#### Data for the task
____

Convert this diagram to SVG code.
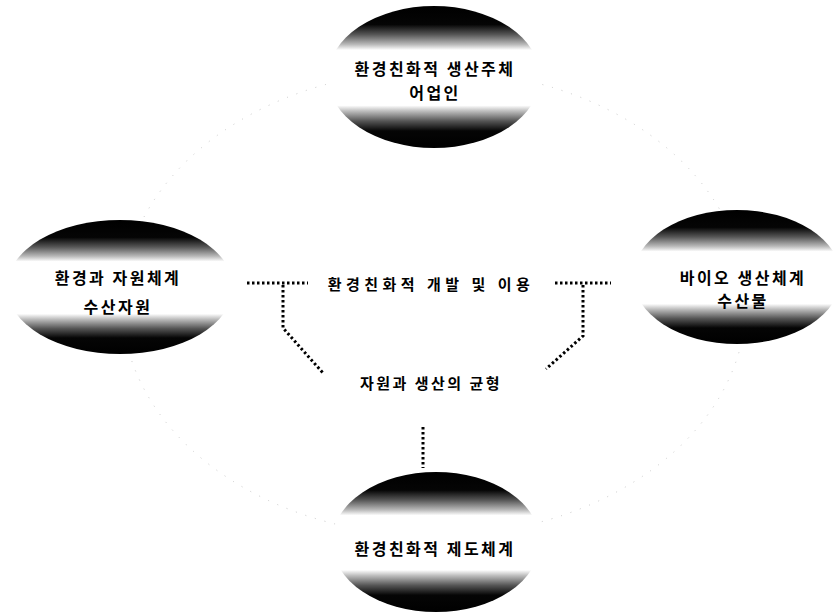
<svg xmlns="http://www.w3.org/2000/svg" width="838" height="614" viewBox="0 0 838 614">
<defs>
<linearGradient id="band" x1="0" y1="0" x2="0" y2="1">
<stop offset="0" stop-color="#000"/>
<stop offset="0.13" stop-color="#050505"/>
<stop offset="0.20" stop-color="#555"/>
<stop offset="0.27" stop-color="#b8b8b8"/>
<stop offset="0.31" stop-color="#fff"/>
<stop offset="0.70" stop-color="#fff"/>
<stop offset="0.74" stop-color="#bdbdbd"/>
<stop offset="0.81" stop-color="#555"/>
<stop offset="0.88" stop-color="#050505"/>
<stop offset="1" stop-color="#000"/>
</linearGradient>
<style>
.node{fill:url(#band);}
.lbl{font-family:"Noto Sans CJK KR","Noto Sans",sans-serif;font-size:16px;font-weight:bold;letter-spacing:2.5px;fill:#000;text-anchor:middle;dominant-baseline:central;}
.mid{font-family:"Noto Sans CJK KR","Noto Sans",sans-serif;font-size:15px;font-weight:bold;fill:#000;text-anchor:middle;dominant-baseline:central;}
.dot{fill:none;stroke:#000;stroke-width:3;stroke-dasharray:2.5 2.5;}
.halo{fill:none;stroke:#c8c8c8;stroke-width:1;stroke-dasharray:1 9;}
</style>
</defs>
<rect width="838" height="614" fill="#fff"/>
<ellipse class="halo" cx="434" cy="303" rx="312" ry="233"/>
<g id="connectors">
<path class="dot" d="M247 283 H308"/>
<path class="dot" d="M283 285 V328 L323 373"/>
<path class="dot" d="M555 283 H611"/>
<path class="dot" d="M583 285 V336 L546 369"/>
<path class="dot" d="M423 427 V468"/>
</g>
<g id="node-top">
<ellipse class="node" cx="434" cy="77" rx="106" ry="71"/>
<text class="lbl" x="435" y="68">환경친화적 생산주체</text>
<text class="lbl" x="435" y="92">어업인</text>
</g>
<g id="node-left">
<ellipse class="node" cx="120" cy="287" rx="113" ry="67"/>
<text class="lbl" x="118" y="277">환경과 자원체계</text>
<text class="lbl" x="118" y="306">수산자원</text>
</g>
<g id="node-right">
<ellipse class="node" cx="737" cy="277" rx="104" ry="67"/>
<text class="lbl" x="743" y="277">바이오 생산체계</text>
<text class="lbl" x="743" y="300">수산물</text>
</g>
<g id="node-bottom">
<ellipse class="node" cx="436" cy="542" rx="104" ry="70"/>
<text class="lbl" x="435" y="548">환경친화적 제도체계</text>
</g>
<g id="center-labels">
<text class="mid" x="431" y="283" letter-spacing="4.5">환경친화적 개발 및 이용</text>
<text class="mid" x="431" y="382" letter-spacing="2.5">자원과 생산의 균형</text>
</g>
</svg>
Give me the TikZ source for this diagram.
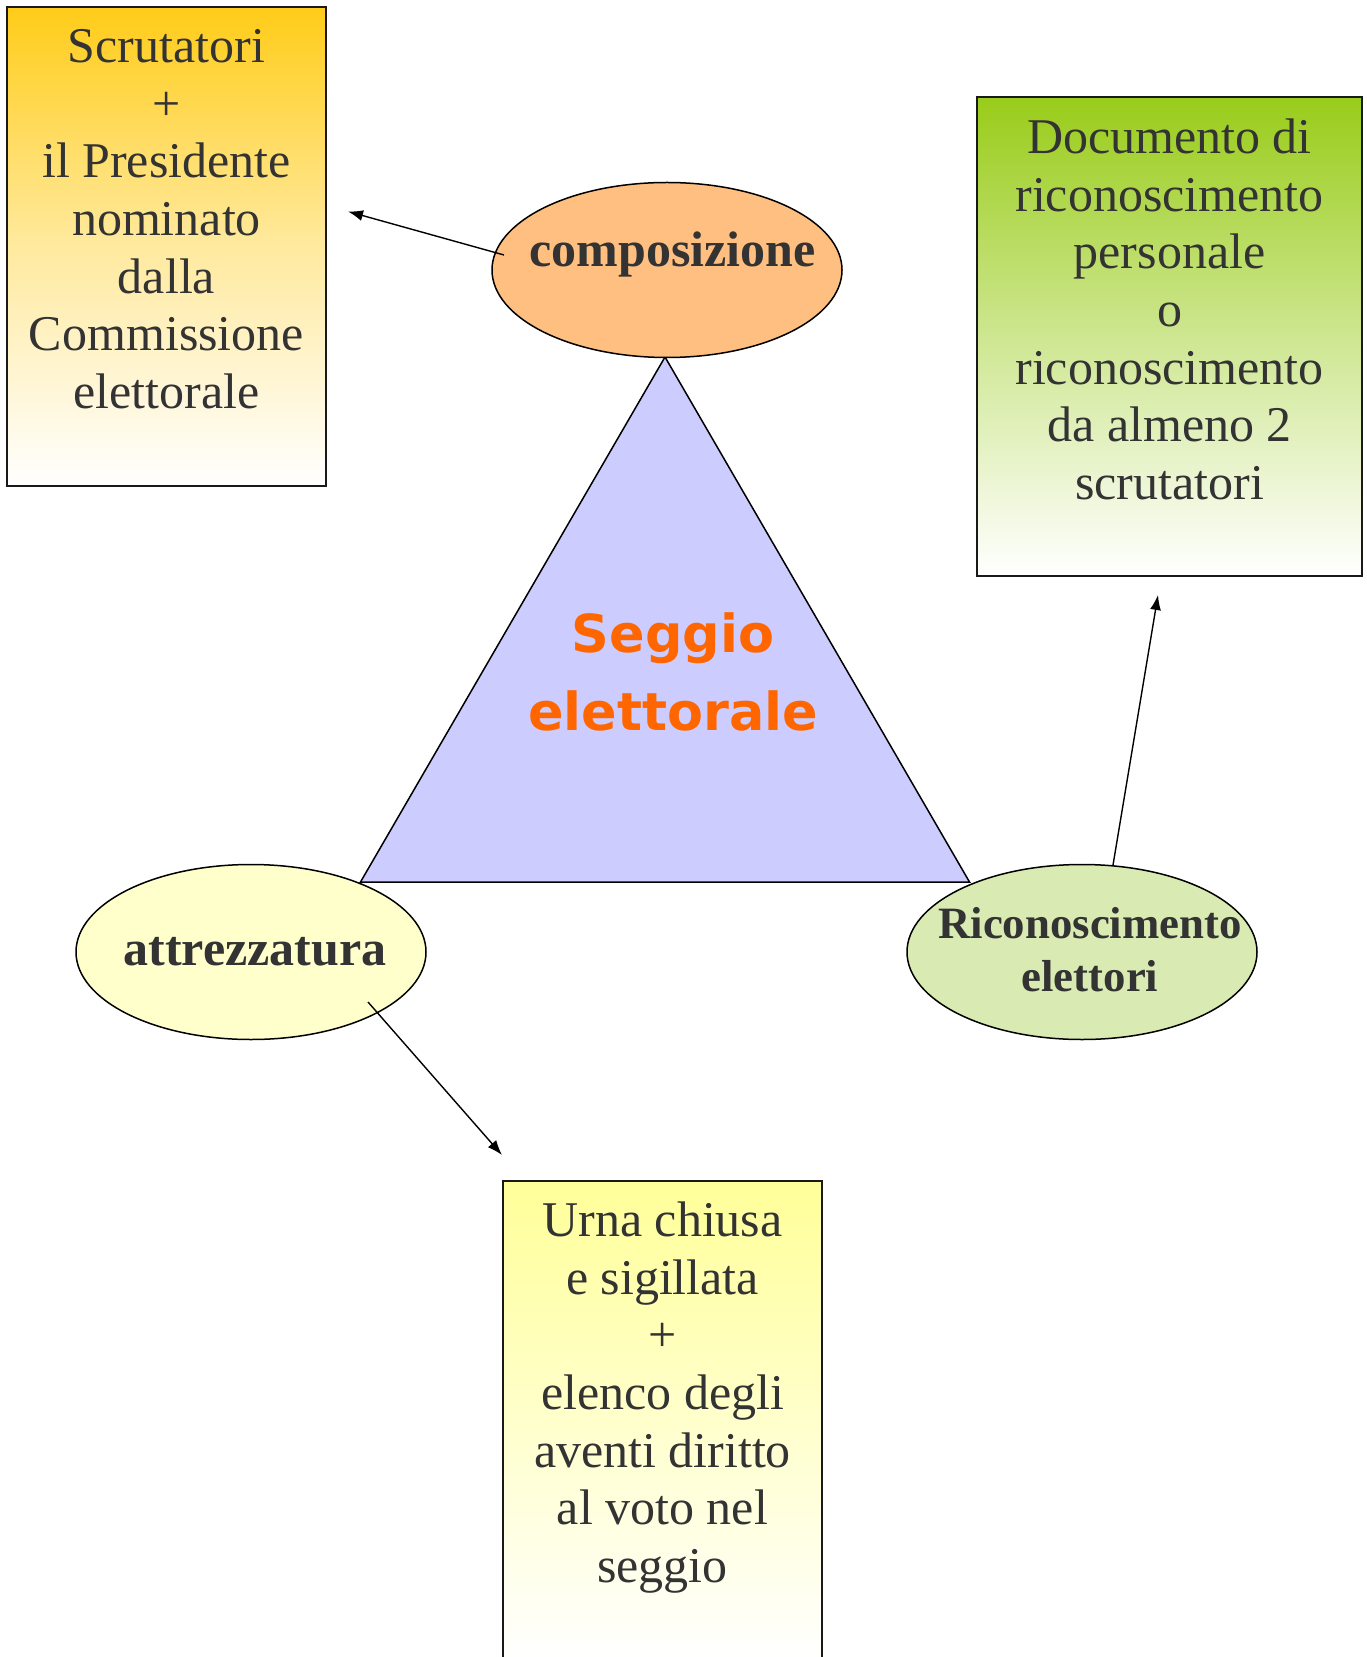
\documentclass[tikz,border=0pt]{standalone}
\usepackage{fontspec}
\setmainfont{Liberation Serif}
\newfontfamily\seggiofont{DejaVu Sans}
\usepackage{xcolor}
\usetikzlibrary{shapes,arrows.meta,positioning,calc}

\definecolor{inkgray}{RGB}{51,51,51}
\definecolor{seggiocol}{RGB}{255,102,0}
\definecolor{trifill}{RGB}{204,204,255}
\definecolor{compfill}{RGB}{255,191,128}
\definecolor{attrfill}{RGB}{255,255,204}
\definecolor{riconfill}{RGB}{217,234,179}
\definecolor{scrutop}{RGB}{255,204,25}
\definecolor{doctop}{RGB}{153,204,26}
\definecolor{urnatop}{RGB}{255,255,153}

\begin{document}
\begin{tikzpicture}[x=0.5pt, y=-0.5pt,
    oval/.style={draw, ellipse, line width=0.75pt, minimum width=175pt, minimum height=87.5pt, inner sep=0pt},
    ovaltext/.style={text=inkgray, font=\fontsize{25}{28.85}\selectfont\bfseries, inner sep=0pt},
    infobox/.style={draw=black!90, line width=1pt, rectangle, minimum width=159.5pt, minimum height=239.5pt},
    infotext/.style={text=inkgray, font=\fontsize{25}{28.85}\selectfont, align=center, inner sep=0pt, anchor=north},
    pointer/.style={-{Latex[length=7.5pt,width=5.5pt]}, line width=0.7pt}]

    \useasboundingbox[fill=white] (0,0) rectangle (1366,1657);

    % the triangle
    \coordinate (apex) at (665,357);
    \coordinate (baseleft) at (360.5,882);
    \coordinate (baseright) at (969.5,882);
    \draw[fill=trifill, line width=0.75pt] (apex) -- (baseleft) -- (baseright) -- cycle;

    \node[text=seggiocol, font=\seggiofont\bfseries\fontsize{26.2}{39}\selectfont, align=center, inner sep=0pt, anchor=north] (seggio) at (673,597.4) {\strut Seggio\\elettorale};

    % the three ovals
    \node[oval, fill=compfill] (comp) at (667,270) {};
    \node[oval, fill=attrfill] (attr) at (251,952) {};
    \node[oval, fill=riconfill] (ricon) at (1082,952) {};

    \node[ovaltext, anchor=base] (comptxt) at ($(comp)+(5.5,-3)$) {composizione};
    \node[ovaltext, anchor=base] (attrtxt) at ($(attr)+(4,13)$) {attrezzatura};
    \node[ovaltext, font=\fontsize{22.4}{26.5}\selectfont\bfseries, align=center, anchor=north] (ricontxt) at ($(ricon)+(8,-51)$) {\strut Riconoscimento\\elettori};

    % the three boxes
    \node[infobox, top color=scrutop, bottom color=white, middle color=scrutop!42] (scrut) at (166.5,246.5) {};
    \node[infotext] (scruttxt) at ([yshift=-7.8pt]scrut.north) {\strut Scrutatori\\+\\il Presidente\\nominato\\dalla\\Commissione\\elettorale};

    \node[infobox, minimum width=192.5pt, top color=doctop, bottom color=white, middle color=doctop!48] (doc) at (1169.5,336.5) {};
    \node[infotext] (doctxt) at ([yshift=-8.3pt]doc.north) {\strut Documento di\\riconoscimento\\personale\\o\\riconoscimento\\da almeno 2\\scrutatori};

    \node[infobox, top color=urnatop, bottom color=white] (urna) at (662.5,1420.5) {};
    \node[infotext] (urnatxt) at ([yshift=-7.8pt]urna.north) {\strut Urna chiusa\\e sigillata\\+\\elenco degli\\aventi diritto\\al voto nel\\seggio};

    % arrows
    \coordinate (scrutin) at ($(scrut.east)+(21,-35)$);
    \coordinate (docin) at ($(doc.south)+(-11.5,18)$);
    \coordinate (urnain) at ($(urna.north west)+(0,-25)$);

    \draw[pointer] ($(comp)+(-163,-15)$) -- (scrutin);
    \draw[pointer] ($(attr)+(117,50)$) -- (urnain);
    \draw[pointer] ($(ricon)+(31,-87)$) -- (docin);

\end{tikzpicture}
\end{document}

____

#### Exercise description
Please repeat the entries exactly. Do not include the pictures.

#### Output of the exercise
Convert this diagram to SVG code.
<svg xmlns="http://www.w3.org/2000/svg" width="838" height="614" viewBox="0 0 838 614">
<defs>
<linearGradient id="band" x1="0" y1="0" x2="0" y2="1">
<stop offset="0" stop-color="#000"/>
<stop offset="0.13" stop-color="#050505"/>
<stop offset="0.20" stop-color="#555"/>
<stop offset="0.27" stop-color="#b8b8b8"/>
<stop offset="0.31" stop-color="#fff"/>
<stop offset="0.70" stop-color="#fff"/>
<stop offset="0.74" stop-color="#bdbdbd"/>
<stop offset="0.81" stop-color="#555"/>
<stop offset="0.88" stop-color="#050505"/>
<stop offset="1" stop-color="#000"/>
</linearGradient>
<style>
.node{fill:url(#band);}
.lbl{font-family:"Noto Sans CJK KR","Noto Sans",sans-serif;font-size:16px;font-weight:bold;letter-spacing:2.5px;fill:#000;text-anchor:middle;dominant-baseline:central;}
.mid{font-family:"Noto Sans CJK KR","Noto Sans",sans-serif;font-size:15px;font-weight:bold;fill:#000;text-anchor:middle;dominant-baseline:central;}
.dot{fill:none;stroke:#000;stroke-width:3;stroke-dasharray:2.5 2.5;}
.halo{fill:none;stroke:#c8c8c8;stroke-width:1;stroke-dasharray:1 9;}
</style>
</defs>
<rect width="838" height="614" fill="#fff"/>
<ellipse class="halo" cx="434" cy="303" rx="312" ry="233"/>
<g id="connectors">
<path class="dot" d="M247 283 H308"/>
<path class="dot" d="M283 285 V328 L323 373"/>
<path class="dot" d="M555 283 H611"/>
<path class="dot" d="M583 285 V336 L546 369"/>
<path class="dot" d="M423 427 V468"/>
</g>
<g id="node-top">
<ellipse class="node" cx="434" cy="77" rx="106" ry="71"/>
<text class="lbl" x="435" y="68">환경친화적 생산주체</text>
<text class="lbl" x="435" y="92">어업인</text>
</g>
<g id="node-left">
<ellipse class="node" cx="120" cy="287" rx="113" ry="67"/>
<text class="lbl" x="118" y="277">환경과 자원체계</text>
<text class="lbl" x="118" y="306">수산자원</text>
</g>
<g id="node-right">
<ellipse class="node" cx="737" cy="277" rx="104" ry="67"/>
<text class="lbl" x="743" y="277">바이오 생산체계</text>
<text class="lbl" x="743" y="300">수산물</text>
</g>
<g id="node-bottom">
<ellipse class="node" cx="436" cy="542" rx="104" ry="70"/>
<text class="lbl" x="435" y="548">환경친화적 제도체계</text>
</g>
<g id="center-labels">
<text class="mid" x="431" y="283" letter-spacing="4.5">환경친화적 개발 및 이용</text>
<text class="mid" x="431" y="382" letter-spacing="2.5">자원과 생산의 균형</text>
</g>
</svg>
Give me the TikZ source for this diagram.
\documentclass[tikz,border=0pt]{standalone}
\usepackage{fontspec}
\setmainfont{Liberation Serif}
\newfontfamily\seggiofont{DejaVu Sans}
\usepackage{xcolor}
\usetikzlibrary{shapes,arrows.meta,positioning,calc}

\definecolor{inkgray}{RGB}{51,51,51}
\definecolor{seggiocol}{RGB}{255,102,0}
\definecolor{trifill}{RGB}{204,204,255}
\definecolor{compfill}{RGB}{255,191,128}
\definecolor{attrfill}{RGB}{255,255,204}
\definecolor{riconfill}{RGB}{217,234,179}
\definecolor{scrutop}{RGB}{255,204,25}
\definecolor{doctop}{RGB}{153,204,26}
\definecolor{urnatop}{RGB}{255,255,153}

\begin{document}
\begin{tikzpicture}[x=0.5pt, y=-0.5pt,
    oval/.style={draw, ellipse, line width=0.75pt, minimum width=175pt, minimum height=87.5pt, inner sep=0pt},
    ovaltext/.style={text=inkgray, font=\fontsize{25}{28.85}\selectfont\bfseries, inner sep=0pt},
    infobox/.style={draw=black!90, line width=1pt, rectangle, minimum width=159.5pt, minimum height=239.5pt},
    infotext/.style={text=inkgray, font=\fontsize{25}{28.85}\selectfont, align=center, inner sep=0pt, anchor=north},
    pointer/.style={-{Latex[length=7.5pt,width=5.5pt]}, line width=0.7pt}]

    \useasboundingbox[fill=white] (0,0) rectangle (1366,1657);

    % the triangle
    \coordinate (apex) at (665,357);
    \coordinate (baseleft) at (360.5,882);
    \coordinate (baseright) at (969.5,882);
    \draw[fill=trifill, line width=0.75pt] (apex) -- (baseleft) -- (baseright) -- cycle;

    \node[text=seggiocol, font=\seggiofont\bfseries\fontsize{26.2}{39}\selectfont, align=center, inner sep=0pt, anchor=north] (seggio) at (673,597.4) {\strut Seggio\\elettorale};

    % the three ovals
    \node[oval, fill=compfill] (comp) at (667,270) {};
    \node[oval, fill=attrfill] (attr) at (251,952) {};
    \node[oval, fill=riconfill] (ricon) at (1082,952) {};

    \node[ovaltext, anchor=base] (comptxt) at ($(comp)+(5.5,-3)$) {composizione};
    \node[ovaltext, anchor=base] (attrtxt) at ($(attr)+(4,13)$) {attrezzatura};
    \node[ovaltext, font=\fontsize{22.4}{26.5}\selectfont\bfseries, align=center, anchor=north] (ricontxt) at ($(ricon)+(8,-51)$) {\strut Riconoscimento\\elettori};

    % the three boxes
    \node[infobox, top color=scrutop, bottom color=white, middle color=scrutop!42] (scrut) at (166.5,246.5) {};
    \node[infotext] (scruttxt) at ([yshift=-7.8pt]scrut.north) {\strut Scrutatori\\+\\il Presidente\\nominato\\dalla\\Commissione\\elettorale};

    \node[infobox, minimum width=192.5pt, top color=doctop, bottom color=white, middle color=doctop!48] (doc) at (1169.5,336.5) {};
    \node[infotext] (doctxt) at ([yshift=-8.3pt]doc.north) {\strut Documento di\\riconoscimento\\personale\\o\\riconoscimento\\da almeno 2\\scrutatori};

    \node[infobox, top color=urnatop, bottom color=white] (urna) at (662.5,1420.5) {};
    \node[infotext] (urnatxt) at ([yshift=-7.8pt]urna.north) {\strut Urna chiusa\\e sigillata\\+\\elenco degli\\aventi diritto\\al voto nel\\seggio};

    % arrows
    \coordinate (scrutin) at ($(scrut.east)+(21,-35)$);
    \coordinate (docin) at ($(doc.south)+(-11.5,18)$);
    \coordinate (urnain) at ($(urna.north west)+(0,-25)$);

    \draw[pointer] ($(comp)+(-163,-15)$) -- (scrutin);
    \draw[pointer] ($(attr)+(117,50)$) -- (urnain);
    \draw[pointer] ($(ricon)+(31,-87)$) -- (docin);

\end{tikzpicture}
\end{document}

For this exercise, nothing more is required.